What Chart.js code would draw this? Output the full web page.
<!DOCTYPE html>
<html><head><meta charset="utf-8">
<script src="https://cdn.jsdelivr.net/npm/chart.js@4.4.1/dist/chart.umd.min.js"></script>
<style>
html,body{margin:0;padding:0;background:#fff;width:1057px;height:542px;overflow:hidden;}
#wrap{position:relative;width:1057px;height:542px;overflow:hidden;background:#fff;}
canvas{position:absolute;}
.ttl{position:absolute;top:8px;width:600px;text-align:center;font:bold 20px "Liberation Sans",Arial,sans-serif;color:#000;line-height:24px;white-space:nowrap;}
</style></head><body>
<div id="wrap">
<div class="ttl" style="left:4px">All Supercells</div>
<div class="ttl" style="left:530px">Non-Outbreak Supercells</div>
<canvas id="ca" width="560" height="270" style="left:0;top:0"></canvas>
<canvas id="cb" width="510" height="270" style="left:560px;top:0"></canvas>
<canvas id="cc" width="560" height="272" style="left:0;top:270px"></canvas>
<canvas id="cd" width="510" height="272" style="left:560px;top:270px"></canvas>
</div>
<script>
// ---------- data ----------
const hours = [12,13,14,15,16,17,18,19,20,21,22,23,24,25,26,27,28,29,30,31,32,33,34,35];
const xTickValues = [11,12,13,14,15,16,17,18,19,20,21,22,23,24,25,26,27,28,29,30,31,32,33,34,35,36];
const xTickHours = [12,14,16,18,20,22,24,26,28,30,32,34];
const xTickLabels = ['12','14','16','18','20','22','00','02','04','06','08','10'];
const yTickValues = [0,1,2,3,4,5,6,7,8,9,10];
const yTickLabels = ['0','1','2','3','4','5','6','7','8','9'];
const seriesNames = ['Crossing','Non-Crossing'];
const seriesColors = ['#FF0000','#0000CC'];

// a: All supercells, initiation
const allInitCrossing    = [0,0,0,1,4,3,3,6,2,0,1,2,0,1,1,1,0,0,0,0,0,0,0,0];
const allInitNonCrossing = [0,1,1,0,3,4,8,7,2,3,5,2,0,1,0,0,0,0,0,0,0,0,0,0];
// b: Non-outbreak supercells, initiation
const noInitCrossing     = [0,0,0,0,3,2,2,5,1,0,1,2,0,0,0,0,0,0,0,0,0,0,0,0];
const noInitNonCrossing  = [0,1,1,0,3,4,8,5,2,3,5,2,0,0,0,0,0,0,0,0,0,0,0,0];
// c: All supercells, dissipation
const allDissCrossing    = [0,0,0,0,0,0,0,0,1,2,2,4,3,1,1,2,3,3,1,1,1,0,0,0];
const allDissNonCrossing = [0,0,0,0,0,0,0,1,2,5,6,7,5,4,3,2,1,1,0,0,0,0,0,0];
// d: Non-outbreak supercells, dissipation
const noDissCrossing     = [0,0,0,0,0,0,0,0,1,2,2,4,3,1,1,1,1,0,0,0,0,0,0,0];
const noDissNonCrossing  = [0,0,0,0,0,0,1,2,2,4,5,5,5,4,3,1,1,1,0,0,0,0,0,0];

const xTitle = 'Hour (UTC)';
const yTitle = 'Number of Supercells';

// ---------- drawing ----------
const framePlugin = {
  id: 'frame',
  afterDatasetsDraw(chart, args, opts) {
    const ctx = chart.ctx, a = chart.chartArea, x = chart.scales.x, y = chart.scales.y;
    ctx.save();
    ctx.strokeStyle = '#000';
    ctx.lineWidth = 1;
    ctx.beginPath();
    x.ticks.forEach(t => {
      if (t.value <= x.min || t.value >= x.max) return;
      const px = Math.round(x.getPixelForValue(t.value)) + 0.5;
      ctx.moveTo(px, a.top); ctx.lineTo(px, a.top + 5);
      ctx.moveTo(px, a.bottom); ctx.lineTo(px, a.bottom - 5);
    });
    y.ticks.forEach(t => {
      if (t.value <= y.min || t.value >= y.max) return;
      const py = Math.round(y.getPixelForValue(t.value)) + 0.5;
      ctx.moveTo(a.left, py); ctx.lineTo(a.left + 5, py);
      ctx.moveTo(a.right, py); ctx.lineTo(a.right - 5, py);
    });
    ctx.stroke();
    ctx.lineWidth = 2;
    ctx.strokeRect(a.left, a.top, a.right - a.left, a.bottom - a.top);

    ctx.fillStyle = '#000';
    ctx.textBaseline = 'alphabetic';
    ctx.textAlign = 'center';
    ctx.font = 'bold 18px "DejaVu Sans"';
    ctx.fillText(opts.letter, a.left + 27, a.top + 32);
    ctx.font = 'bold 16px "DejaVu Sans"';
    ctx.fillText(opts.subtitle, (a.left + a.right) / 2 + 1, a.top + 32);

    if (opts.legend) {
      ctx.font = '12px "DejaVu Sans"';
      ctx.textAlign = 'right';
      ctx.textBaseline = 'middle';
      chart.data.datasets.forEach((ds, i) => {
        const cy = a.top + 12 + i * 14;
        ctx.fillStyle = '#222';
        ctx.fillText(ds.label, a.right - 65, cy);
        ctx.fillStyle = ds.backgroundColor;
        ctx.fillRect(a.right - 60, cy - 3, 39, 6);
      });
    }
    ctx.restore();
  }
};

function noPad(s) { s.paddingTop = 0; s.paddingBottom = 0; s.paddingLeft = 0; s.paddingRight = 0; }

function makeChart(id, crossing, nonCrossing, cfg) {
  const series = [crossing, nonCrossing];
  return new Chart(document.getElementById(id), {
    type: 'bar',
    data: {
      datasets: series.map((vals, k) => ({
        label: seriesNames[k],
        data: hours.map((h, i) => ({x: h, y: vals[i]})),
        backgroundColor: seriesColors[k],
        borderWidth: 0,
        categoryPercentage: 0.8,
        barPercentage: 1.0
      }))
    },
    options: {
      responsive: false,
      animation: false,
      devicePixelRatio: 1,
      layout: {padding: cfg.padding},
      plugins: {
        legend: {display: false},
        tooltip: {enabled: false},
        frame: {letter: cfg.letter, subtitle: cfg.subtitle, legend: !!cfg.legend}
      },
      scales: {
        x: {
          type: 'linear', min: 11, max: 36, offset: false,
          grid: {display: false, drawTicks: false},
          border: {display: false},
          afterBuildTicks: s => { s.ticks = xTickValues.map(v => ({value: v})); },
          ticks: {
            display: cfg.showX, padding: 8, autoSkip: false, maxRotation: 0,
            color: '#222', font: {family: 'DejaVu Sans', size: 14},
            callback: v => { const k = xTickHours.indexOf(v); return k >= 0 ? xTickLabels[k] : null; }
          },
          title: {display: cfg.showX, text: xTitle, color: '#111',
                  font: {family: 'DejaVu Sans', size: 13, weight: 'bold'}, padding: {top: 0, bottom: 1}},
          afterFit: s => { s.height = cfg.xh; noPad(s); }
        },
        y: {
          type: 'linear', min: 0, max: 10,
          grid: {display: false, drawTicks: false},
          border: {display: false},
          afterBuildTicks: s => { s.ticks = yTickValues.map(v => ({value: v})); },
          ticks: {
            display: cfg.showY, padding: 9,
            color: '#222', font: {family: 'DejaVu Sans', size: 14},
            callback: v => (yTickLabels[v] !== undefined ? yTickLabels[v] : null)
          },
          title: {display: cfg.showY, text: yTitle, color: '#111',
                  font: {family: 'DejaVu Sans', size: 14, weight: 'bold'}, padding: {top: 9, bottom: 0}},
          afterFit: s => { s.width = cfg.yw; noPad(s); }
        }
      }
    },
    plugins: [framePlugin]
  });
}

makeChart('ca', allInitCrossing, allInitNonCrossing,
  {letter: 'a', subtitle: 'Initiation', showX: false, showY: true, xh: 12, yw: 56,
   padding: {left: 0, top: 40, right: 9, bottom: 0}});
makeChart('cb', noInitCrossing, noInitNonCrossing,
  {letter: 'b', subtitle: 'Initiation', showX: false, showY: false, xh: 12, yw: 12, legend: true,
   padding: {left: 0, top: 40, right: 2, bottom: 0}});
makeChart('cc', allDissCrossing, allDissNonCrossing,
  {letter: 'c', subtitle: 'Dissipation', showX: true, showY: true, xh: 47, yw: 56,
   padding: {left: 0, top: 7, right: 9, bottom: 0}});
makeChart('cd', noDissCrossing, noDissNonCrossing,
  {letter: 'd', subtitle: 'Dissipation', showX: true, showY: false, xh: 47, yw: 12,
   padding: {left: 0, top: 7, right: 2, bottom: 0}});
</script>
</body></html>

════════════════════

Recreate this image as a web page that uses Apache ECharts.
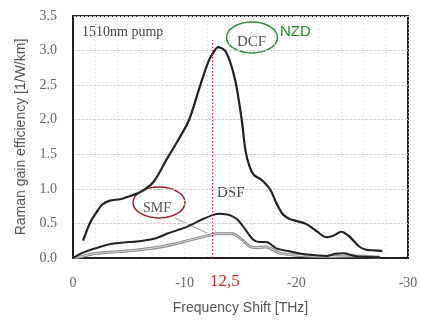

════════════════════

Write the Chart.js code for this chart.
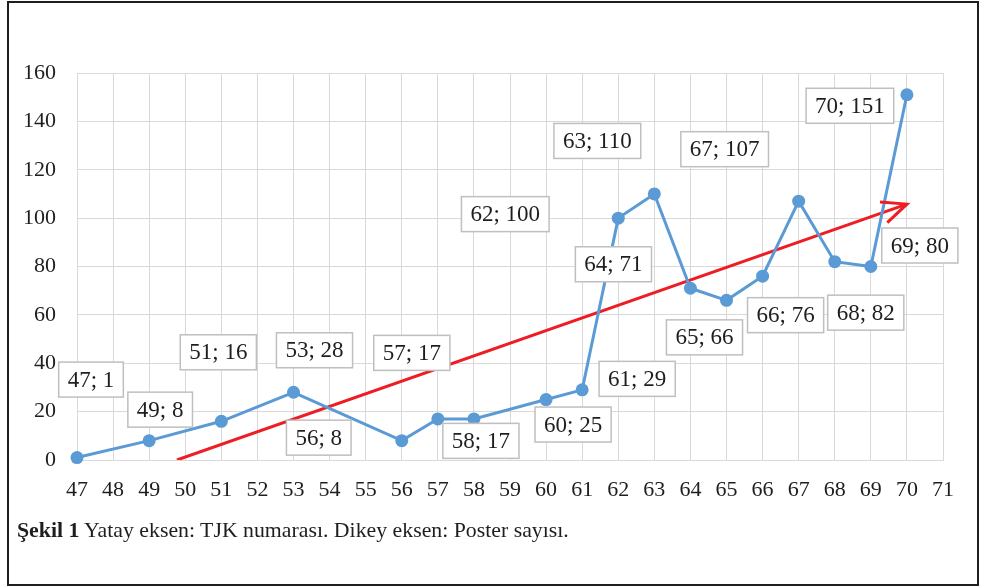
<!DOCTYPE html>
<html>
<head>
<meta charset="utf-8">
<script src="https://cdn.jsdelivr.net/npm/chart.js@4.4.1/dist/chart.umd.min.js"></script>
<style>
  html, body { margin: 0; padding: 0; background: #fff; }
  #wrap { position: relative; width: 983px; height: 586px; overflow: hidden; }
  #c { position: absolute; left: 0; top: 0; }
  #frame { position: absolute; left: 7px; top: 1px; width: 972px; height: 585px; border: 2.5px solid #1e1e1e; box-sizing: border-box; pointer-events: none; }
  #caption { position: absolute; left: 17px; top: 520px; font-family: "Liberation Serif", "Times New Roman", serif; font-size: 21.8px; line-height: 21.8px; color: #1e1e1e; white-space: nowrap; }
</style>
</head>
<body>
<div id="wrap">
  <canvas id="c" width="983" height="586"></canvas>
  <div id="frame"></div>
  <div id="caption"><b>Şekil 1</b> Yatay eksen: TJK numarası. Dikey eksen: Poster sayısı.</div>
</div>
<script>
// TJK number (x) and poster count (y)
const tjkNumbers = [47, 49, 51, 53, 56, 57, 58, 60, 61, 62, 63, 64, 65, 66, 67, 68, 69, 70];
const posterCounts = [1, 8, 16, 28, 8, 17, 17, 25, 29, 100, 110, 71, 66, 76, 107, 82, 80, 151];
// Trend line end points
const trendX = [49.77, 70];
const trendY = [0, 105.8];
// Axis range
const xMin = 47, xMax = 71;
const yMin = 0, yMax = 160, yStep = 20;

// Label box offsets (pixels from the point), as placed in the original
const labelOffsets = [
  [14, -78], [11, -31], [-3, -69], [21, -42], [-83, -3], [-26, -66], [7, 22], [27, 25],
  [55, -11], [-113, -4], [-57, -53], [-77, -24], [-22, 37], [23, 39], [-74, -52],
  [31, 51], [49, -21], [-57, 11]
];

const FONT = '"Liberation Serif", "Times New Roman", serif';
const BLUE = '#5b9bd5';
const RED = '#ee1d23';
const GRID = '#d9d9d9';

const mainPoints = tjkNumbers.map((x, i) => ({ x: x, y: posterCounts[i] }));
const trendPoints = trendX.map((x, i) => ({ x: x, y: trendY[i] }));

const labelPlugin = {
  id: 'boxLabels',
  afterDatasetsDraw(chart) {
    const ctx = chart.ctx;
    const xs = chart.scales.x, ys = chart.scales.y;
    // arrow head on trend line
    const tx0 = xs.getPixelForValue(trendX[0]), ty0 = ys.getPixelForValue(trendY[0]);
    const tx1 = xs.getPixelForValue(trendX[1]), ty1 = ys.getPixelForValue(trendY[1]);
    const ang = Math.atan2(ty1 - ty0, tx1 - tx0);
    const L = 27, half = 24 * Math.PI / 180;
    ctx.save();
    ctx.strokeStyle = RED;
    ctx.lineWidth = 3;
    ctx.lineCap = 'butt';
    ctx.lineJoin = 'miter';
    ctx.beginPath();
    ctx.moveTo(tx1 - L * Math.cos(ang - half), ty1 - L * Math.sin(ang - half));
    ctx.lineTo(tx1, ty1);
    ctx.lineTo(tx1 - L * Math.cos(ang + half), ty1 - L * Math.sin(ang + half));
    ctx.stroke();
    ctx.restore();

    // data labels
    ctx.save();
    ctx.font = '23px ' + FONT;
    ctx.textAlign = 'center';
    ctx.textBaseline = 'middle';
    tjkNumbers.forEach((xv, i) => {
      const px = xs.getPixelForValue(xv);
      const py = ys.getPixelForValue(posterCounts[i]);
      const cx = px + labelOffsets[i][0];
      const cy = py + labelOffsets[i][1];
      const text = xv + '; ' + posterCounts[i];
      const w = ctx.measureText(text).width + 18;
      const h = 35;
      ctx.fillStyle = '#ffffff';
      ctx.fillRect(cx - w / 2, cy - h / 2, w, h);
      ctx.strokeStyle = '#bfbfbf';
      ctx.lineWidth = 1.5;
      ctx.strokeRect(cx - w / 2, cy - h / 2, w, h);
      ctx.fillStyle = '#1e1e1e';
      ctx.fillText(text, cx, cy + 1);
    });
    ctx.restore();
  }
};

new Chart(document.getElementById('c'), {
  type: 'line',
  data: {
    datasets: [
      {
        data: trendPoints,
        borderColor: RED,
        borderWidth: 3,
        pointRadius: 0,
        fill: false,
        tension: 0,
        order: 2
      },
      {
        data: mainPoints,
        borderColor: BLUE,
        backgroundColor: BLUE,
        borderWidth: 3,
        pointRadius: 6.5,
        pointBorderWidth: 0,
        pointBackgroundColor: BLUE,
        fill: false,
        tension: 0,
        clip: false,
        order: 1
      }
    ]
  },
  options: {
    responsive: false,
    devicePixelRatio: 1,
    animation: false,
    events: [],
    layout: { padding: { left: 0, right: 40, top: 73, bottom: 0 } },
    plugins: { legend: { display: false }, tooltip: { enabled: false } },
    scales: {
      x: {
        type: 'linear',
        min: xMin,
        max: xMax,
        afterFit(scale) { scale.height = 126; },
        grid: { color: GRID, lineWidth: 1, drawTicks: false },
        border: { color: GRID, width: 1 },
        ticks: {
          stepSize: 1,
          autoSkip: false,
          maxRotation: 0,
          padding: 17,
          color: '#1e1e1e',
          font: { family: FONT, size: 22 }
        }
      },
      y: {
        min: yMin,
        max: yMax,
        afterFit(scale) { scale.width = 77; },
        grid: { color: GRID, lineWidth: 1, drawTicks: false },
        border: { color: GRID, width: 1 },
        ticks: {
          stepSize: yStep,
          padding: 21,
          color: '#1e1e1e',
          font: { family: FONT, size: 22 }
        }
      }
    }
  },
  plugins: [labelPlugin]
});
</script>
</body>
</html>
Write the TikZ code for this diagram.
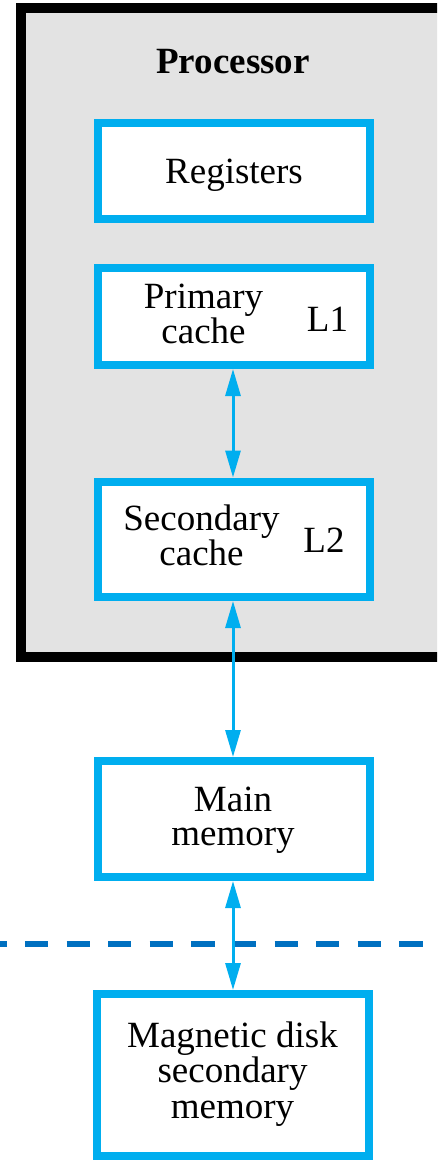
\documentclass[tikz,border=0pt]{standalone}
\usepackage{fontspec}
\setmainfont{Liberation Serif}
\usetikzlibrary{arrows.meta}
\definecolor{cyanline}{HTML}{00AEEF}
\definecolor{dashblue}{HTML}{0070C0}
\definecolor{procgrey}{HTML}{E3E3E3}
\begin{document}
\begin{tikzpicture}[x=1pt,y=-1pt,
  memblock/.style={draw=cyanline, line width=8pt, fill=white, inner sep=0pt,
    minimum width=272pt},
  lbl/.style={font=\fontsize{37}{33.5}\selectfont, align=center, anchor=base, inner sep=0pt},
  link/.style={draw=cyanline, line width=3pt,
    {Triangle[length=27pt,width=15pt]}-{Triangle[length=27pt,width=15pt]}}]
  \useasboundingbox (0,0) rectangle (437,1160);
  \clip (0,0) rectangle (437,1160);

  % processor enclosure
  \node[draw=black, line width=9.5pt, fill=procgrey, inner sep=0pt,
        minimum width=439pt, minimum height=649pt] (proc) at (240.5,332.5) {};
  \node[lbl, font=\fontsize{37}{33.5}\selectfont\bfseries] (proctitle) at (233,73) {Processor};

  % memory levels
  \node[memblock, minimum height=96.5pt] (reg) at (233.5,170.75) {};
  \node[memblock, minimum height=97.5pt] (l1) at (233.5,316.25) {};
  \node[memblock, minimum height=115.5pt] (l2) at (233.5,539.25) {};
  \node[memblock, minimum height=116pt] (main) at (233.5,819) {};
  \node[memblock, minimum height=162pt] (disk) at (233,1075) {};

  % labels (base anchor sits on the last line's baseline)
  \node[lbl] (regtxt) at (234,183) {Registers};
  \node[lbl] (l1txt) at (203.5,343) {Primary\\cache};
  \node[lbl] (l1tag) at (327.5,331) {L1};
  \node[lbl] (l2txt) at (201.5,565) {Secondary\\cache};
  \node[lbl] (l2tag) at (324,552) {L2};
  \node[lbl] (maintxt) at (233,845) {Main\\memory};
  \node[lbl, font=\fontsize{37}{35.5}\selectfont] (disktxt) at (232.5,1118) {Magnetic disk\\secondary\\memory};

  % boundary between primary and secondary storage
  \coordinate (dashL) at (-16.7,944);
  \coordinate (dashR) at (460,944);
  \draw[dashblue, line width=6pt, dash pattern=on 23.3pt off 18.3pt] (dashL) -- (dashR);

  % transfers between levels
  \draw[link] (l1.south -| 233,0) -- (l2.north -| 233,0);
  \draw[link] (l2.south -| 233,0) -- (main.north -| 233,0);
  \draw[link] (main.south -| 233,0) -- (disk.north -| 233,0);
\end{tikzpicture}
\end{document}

════════════════════

> What is expected
Pick out the lines that include the word "code" and write them out.

> Written solution
What Chart.js code would draw this? Output the full web page.
Write the Chart.js code for this chart.
Write the TikZ code for this diagram.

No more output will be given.